How to Avoid Cauliflower (the watercolour variety, not the vegetable)

Blooms, washbacks, backflow, cauliflowers … whatever you call it when you’re painting wet-into-wet watercolour and the colour you just applied pushes out the one already down, rather than making friends and sitting with it. There’s one rule to avoiding it (or to use if you deliberately want to get this result, much as watercolour purists might shudder at the thought). In the words of that skilled Australian watercolourist John Lovett:

If you are painting a soft edge into a wet wash, make sure there is more pigment in the color you are applying than is in the underlying wash or obvious blooms will be created.”
Source: John Lovett, Watercolour Edges

 

So how do you know whether you’ve got more pigment or not? Like everything, practice. It starts by deliberately considering it, and eventually it becomes ingrained knowledge, instinctive. If in doubt, add more pigment (“thick paint”). Or pull some of the water from the brush hairs by holding a piece of paper towel to the ferrule end of the hairs, a tip the artist Katie Lee taught me.

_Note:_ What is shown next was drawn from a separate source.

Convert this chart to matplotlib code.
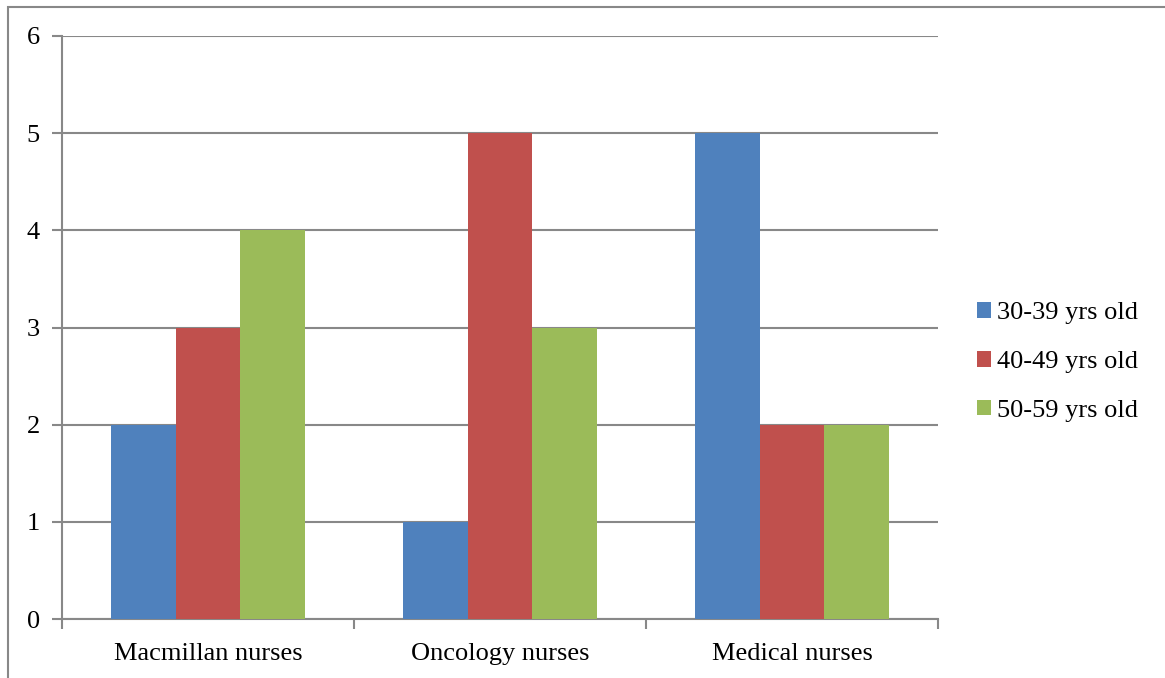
import matplotlib.pyplot as plt
import numpy as np
from matplotlib.patches import Rectangle

categories = ["Macmillan nurses", "Oncology nurses", "Medical nurses"]
series_names = ["30-39 yrs old", "40-49 yrs old", "50-59 yrs old"]
age_30_39 = [2, 1, 5]
age_40_49 = [3, 5, 2]
age_50_59 = [4, 3, 2]
colors = ["#4F81BD", "#C0504D", "#9BBB59"]

plt.rcParams["font.family"] = ["Liberation Serif", "DejaVu Serif"]

W, H = 1165, 678
fig = plt.figure(figsize=(W / 100, H / 100), dpi=100)

# outer chart border (top and left edges visible)
fig.add_artist(Rectangle((8 / W, -0.1), 1.2, (H - 7) / H + 0.1, transform=fig.transFigure,
                         fill=False, edgecolor="#888888", linewidth=1.5))

ax = fig.add_axes([62 / W, (H - 619) / H, (938 - 62) / W, (619 - 36) / H])

x = np.arange(len(categories))
width = 0.2222
series = [age_30_39, age_40_49, age_50_59]
for i, (vals, name) in enumerate(zip(series, series_names)):
    ax.bar(x + (i - 1) * width, vals, width, color=colors[i], label=name, zorder=3)

ax.set_xlim(-0.5, len(categories) - 0.5)
ax.set_ylim(0, 6)
ax.set_yticks(range(0, 7))
ax.yaxis.grid(True, color="#888888", linewidth=1.5, zorder=0)
ax.set_axisbelow(True)

ax.set_xticks(x)
ax.set_xticklabels(categories, fontsize=19)
ax.tick_params(axis="x", length=0, pad=17)
ax.set_xticks(np.arange(len(categories) + 1) - 0.5, minor=True)
ax.tick_params(axis="x", which="minor", length=7, width=1.5, color="#888888", direction="out")
ax.tick_params(axis="y", length=7, width=1.5, color="#888888", labelsize=19, pad=9)

for s in ["top", "right"]:
    ax.spines[s].set_visible(False)
for s in ["left", "bottom"]:
    ax.spines[s].set_color("#888888")
    ax.spines[s].set_linewidth(1.5)

ax.legend(loc="center left", bbox_to_anchor=(953 / W, (H - 362) / H), bbox_transform=fig.transFigure,
          frameon=False, fontsize=19, handlelength=0.55, handleheight=0.55, handletextpad=0.2,
          labelspacing=1.0)

fig.savefig("out.png", dpi=100)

2 Replies to “How to Avoid Cauliflower (the watercolour variety, not the vegetable)”

  1. A useful reminder as I switch from acrylic to watercolour to flesh out my sketch of Lake Moraine in the Rockies – maybe I try out the trick with the tissue so that my grey mixes stay subtle.

    1. And you’ve just reminded me why I tend to do it in watercolour Claire — because in acrylics it’s not something we need to consider! moment!